It can’t be easy stepping into the middle of the most culturally divisive criminal case in recent U.S. history. But Florida State Attorney Angela Corey changed the trajectory of the case -and the story- when she announced second degree murder charges against George Zimmerman in the death of 17-year-old Trayvon Martin.
And the fact that she did so with equal parts assertivenes, control, and compassion is a testament to her professionalism as well as her media skills.
Some in Corey’s position would simply have announced the charges, thanked their colleagues, and opened it up for questions. But not this prosecutor. Using proactive messaging and classic bridging techniques, Corey reinforced her key themes: Justice is the priority, for Trayvon and for Zimmerman…The case has been investigated meticulously and according to Florida law…Trayvon’s parents are the surviving victims. These and other messages emerged early and remained consistent throughout the presentation.
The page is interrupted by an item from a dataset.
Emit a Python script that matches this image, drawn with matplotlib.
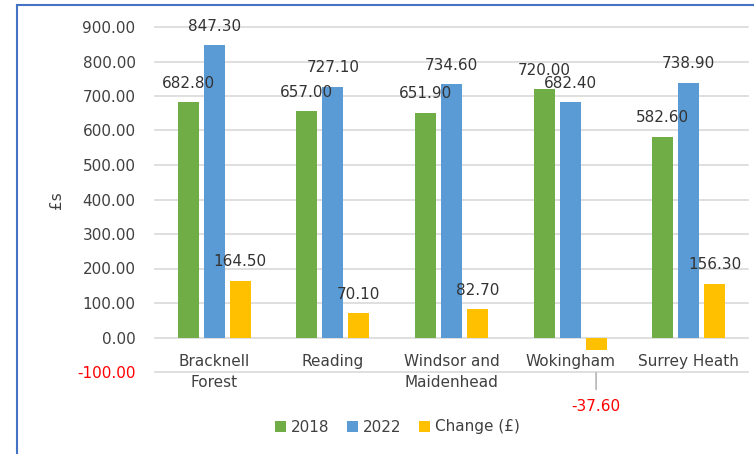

Know What to Say, and What You Can’t Say
It isn’t surprising that a seasoned law enforcement official would be careful not to release details of a pre-trial criminal case. Still, it was impressive to watch Corey respectfully yet firmly bat away some of the most pressing reporter questions. What was the specific evidence that led to the charges? Where is Zimmerman being held now? What did he say when he was arrested? Valid reporter questions all, but Corey was prepared not to answer them while the case is pending. Note that even when rebuffing reporters, she often did so with a smile on her face. It was a look that seemed to communicate warmth and sincerity as opposed to irreverence or smugness.
A Commanding Presence
If there’s one thing the Trayvon Martin incident has been crying out for, it is someone in a position of authority to step up and reassure both sides that answers will come. And while a long road lies ahead, Corey’s calm and purposeful presentation from the podium suggests that, at the very least, someone is in charge.
We don’t yet know whether she will prevail in her prosecution of George Zimmerman. But winning a court case -even one this notorious- is not a prerequisite for being a Media Master.